Tuesday, July 23, 2013

#4

 The summer after graduation is... Busy. Considering I have technically written this so called "first post" 3 times already and never really got around to publishing any of the drafts. So instead of publishing the now null and pointless posts I have decided to write a new one, #4 if you wish, in which I will finally introduce myself and my loverly, yet hectic life.
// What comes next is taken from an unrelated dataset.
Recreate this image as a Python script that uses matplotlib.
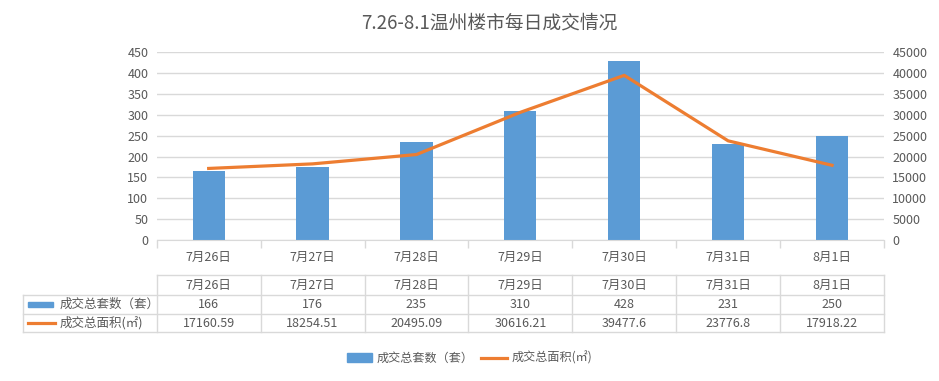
import matplotlib
matplotlib.use('Agg')
import matplotlib.pyplot as plt
import matplotlib.transforms as mtransforms
from matplotlib.patches import Rectangle
from matplotlib.lines import Line2D

plt.rcParams['font.family'] = ['Noto Sans CJK SC', 'DejaVu Sans']

days = ['7月26日', '7月27日', '7月28日', '7月29日', '7月30日', '7月31日', '8月1日']
units = [166, 176, 235, 310, 428, 231, 250]
area = [17160.59, 18254.51, 20495.09, 30616.21, 39477.6, 23776.8, 17918.22]
area_labels = ['17160.59', '18254.51', '20495.09', '30616.21', '39477.6', '23776.8', '17918.22']
units_name = '成交总套数（套）'
area_name = '成交总面积(㎡)'

blue = '#5B9BD5'
orange = '#ED7D31'
txt = '#595959'
grid = '#D9D9D9'

fig = plt.figure(figsize=(9.39, 3.81), dpi=100)
ax = fig.add_axes([0.1669, 0.37, 0.7745, 0.4927])
ax2 = ax.twinx()

x = list(range(len(days)))
ax.bar(x, units, width=0.31, color=blue, zorder=2)
ax2.plot(x, area, color=orange, linewidth=2.3, zorder=3)

ax.set_xlim(-0.5, len(days) - 0.5)
ax.set_ylim(0, 450)
ax.set_yticks(range(0, 451, 50))
ax2.set_ylim(0, 45000)
ax2.set_yticks(range(0, 45001, 5000))

ax.yaxis.grid(True, color=grid, linewidth=1)
ax.set_axisbelow(True)
for a in (ax, ax2):
    for s in a.spines.values():
        s.set_visible(False)
    a.tick_params(axis='y', length=0, labelsize=9, labelcolor=txt, pad=6)
ax.spines['bottom'].set_visible(True)
ax.spines['bottom'].set_color(grid)

ax.set_xticks(x)
ax.set_xticklabels(days)
ax.set_xticks([i - 0.5 for i in range(len(days) + 1)], minor=True)
ax.tick_params(axis='x', which='major', length=0, labelsize=9, labelcolor=txt, pad=8)
ax.tick_params(axis='x', which='minor', length=6, color=grid, width=1)

fig.text(0.521, 0.94, '7.26-8.1温州楼市每日成交情况', ha='center', va='center',
         fontsize=13.5, color=txt)

# data table below the axis: x in data units, y in axes units
tr = mtransforms.blended_transform_factory(ax.transData, ax.transAxes)
n = len(days)
left = -0.5 - 134 / 104
rows_y = [-0.1865, -0.293, -0.394, -0.49]

def seg(xs, ys):
    ax.add_line(Line2D(xs, ys, transform=tr, color=grid, linewidth=1, clip_on=False))

seg([-0.5, n - 0.5], [rows_y[0], rows_y[0]])
for yy in rows_y[1:]:
    seg([left, n - 0.5], [yy, yy])
for i in range(n + 1):
    seg([i - 0.5, i - 0.5], [rows_y[0], rows_y[3]])
seg([left, left], [rows_y[1], rows_y[3]])

row_vals = [days, [str(v) for v in units], area_labels]
for r, vals in enumerate(row_vals):
    yc = (rows_y[r] + rows_y[r + 1]) / 2
    for i, v in enumerate(vals):
        ax.text(i, yc, v, transform=tr, ha='center', va='center',
                fontsize=9, color=txt, clip_on=False)

for r, name in ((1, units_name), (2, area_name)):
    yc = (rows_y[r] + rows_y[r + 1]) / 2
    ax.text(left + 0.35, yc, name, transform=tr, ha='left', va='center',
            fontsize=9, color=txt, clip_on=False)

ax.add_patch(Rectangle((left + 0.05, -0.358), 0.24, 0.03, transform=tr,
                       color=blue, clip_on=False))
yc = (rows_y[2] + rows_y[3]) / 2
ax.add_line(Line2D([left + 0.05, left + 0.31], [yc, yc], transform=tr,
                   color=orange, linewidth=2.3, clip_on=False))

handles = [Rectangle((0, 0), 1, 1, color=blue),
           Line2D([0], [0], color=orange, linewidth=2.3)]
fig.legend(handles, [units_name, area_name], loc='center', ncol=2,
           bbox_to_anchor=(0.5, 0.06), frameon=False, fontsize=8.7,
           labelcolor=txt, handlelength=2.1, handleheight=0.7,
           columnspacing=0.6, handletextpad=0.4)

fig.savefig('out.png', dpi=100)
In reality, My life is actually uber calm but my need to procrastinate is a source of excitement so I let it continue. My mind definitely has a mind of its own.
 
So.
 
My name is Bailey. I just turned 18, graduated from High School and I am probably the only one out of my entire posse that isn't currently back to school shopping. Instead, I am going to be working( The job to be found hopefully soon) and I am just barely starting to drive on real streets rather than just in the church parking lot. Yeah. This time next year I should be heading off to serve a mission for The Church of Jesus Christ of Latter-day Saints. Today my best friend is flying to Spain to serve his two year mission and I am pretty much a mess. But that is OKAY!
 
Although I have never had braces, through the things I have heard about them, sending your missionary out is an awful lot like getting braces. You get them on with full knowledge that the end result will be 100% better/cooler/awesomer ( <- totally just made that word up.) but the pain is way worse than you imagined. The only difference is that when you go in for a tightening, it hurts more and when you get a letter, you feel like all is well in the world.
 
But that is how life works. We know the end result but it is still hard along the way.
"Be strong and of a good courage; be not afraid, neither be thou dismayed: for the Lord thy God is with thee whithersoever thou goest"- Joshua 1:9
 
Couldn't have said it better Myself.